De acordo com a pedagoga da Fundação de Assistência Social e Cidadania (Fasc), Patrícia Mônaco, há casais em situação de rua que conseguem construir relações sólidas, baseadas em fidelidade. Uns chegam a ter filhos nessa condição. Outros trocam de parceiro com frequência. Na opinião de Patrícia, a estabilidade dos casais depende mais da maturidade e da vontade dos parceiros do que da condição social.
– Há jovens em classes abastadas que têm um parceiro por mês. Entre os jovens de rua, é a mesma situação – desmistifica a pedagoga.
Foi em um dos centros de convivência da prefeitura que Milena Oliveira Fagundes, 24 anos, e Michael Ribeiro Gonçalves, 27 anos, se conheceram. No início do namoro, Michael evitava aparecer acompanhado de Milena, que é travesti. Passava o dia aos beijos e afagos com a namorada, mas assim que chegavam ao centro, a ignorava.
– Não gostava de bicha, tinha nojo. Mas depois ela foi me acostumando – diz o rapaz, tascando beijos na companheira, como que aos pedidos de desculpa.
Assumidos, saíram do albergue da prefeitura para morar com uma amiga, que ofereceu os fundos da casa para que erguessem um puxadinho. Acusado de roubar um celular, Michael foi expulso da residência. Apaixonada e convicta da inocência do parceiro, Milena abortou a possibilidade da casa própria para seguir com ele. Foram para a rua sem roupas e outros pertences. Desde então, vivem na Praça da Matriz, e assim como Alex e Maria Regina, estendem um colchão de solteiro no pátio da Assembleia na hora de dormir.
– A gente é muito amigos. Eu não deixo ninguém fazer nada para ele – diz Milena, super protetora.
As brigas, porém, atordoam o amor. Em várias discussões travadas em oito meses de namoro, Michael ameaçou abandonar a rua e voltar para a casa da família. Quando perdem o controle, partem para a agressão. Ele exibe um corte no nariz, na altura das sobrancelhas, causado pela fúria da companheira.

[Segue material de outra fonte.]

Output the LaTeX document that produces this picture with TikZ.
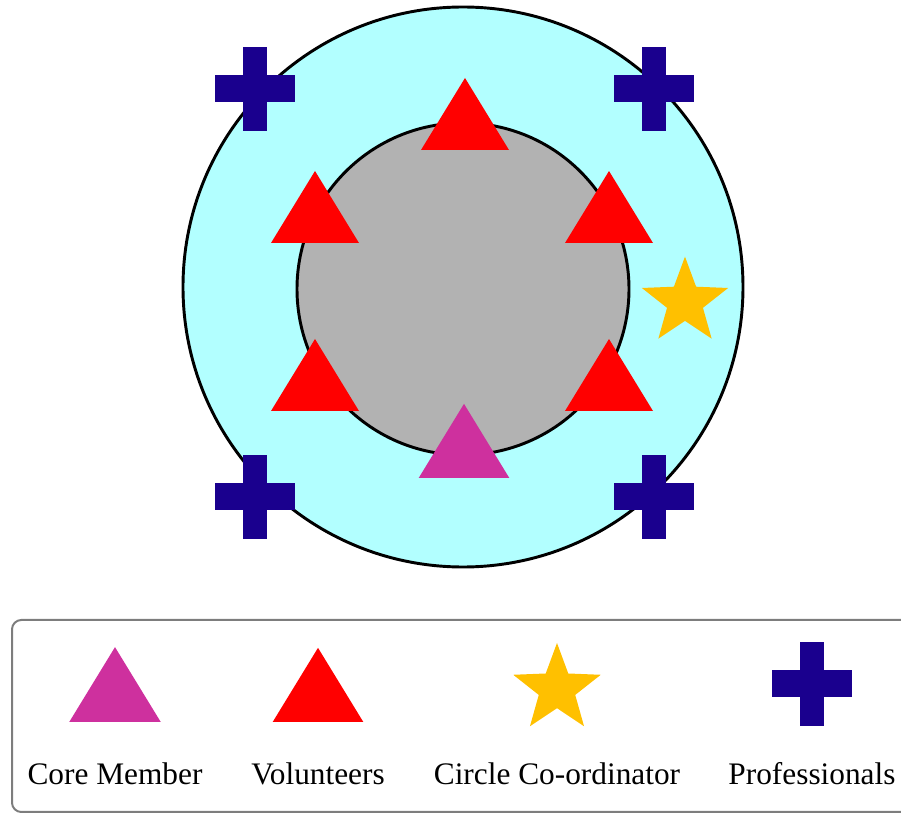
\documentclass[tikz,border=0pt]{standalone}
\usepackage{fontspec}
\setmainfont{Liberation Serif}
\usetikzlibrary{shapes.geometric}

\definecolor{ringcyan}{RGB}{178,255,255}
\definecolor{coregrey}{RGB}{178,178,178}
\definecolor{volred}{RGB}{255,0,0}
\definecolor{coremag}{RGB}{206,48,158}
\definecolor{coordgold}{RGB}{255,192,0}
\definecolor{profblue}{RGB}{26,0,142}
\definecolor{boxgrey}{RGB}{125,125,125}

\begin{document}
\begin{tikzpicture}[x=0.75pt, y=-0.75pt,
        tri/.pic={\fill (-44,0) -- (0,-72) -- (44,0) -- cycle;},
        plus/.pic={\fill (-40,-13.5) rectangle (40,13.5);
                   \fill (-12,-42) rectangle (12,42);},
        coordstar/.style={star, star points=5, star point ratio=2.4,
                          fill=coordgold, inner sep=0pt, minimum size=68pt},
        keylabel/.style={anchor=base, inner sep=0pt,
                         font=\fontsize{23.5}{28}\selectfont}]
        \clip (0,0) rectangle (901,816);

        % circle of support
        \node[circle, draw, line width=2.2pt, fill=ringcyan, minimum size=420pt] (ring) at (463,287) {};
        \node[circle, draw, line width=2.2pt, fill=coregrey, minimum size=249pt] (core) at (463,289) {};

        \pic[volred] at (465,150) {tri};
        \pic[volred] at (315,243) {tri};
        \pic[volred] at (609,243) {tri};
        \pic[volred] at (315,411) {tri};
        \pic[volred] at (609,411) {tri};
        \pic[coremag, scale=1.03] at (464,478) {tri};

        \node[coordstar] (coord) at (685,302) {};

        \pic[profblue] at (255,89) {plus};
        \pic[profblue] at (654,89) {plus};
        \pic[profblue] at (255,497) {plus};
        \pic[profblue] at (654,497) {plus};

        % key
        \draw[boxgrey, line width=1.5pt, rounded corners=7pt] (12,620) rectangle (940,812);

        \pic[coremag, scale=1.04] at (115,722) {tri};
        \pic[volred, scale=1.03] at (318,722) {tri};
        \node[coordstar, minimum size=69pt] (keycoord) at (557,689) {};
        \pic[profblue] at (812,684) {plus};

        \node[keylabel] (lcore) at (115,785) {Core Member};
        \node[keylabel] (lvol) at (318,785) {Volunteers};
        \node[keylabel] (lcoord) at (557,785) {Circle Co-ordinator};
        \node[keylabel] (lprof) at (812,785) {Professionals};
    \end{tikzpicture}
\end{document}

– Às vezes sai um soco dali, outro daqui – confessa Michael.
– Mas não de se machucar muito – ameniza Milena.
Como os vizinhos da Praça da Matriz, o casal fica constrangido de transar na rua e paga uma diária em um hotel quando pinta o tesão. As doações das ONGs e o dinheiro que Michael consegue catando latinhas, garrafas e papeis mantém a vida dos dois. Um machucado na perna direita, resultado de uma confusão com a polícia, incomoda a ponto de o catador cogitar parar de puxar carrinho com os materiais para a reciclagem. Ele só não desiste das responsabilidades por causa de Milena.
– Ela não pede dinheiro pra mim. Eu dou dinheiro pra ela. Chego e dou: "ó, esse aí é teu dinheiro pra comprar tuas coisas". Pode faltar pra mim, mas pra ela não falta – garante Michael.
O sonho da casa própria não ofusca as aspirações individuais. Milena quer fazer faculdade, Michael quer emprego com carteira assinada. À noite, os jovens juntam-se à Alex e Maria Regina na frente da televisão. No Dia dos Namorados, pretendem curtir uma sessão de cinema no Capitólio, que tem ingresso a valor barato.
– Apesar das dificuldades, a gente é feliz – garante Milena.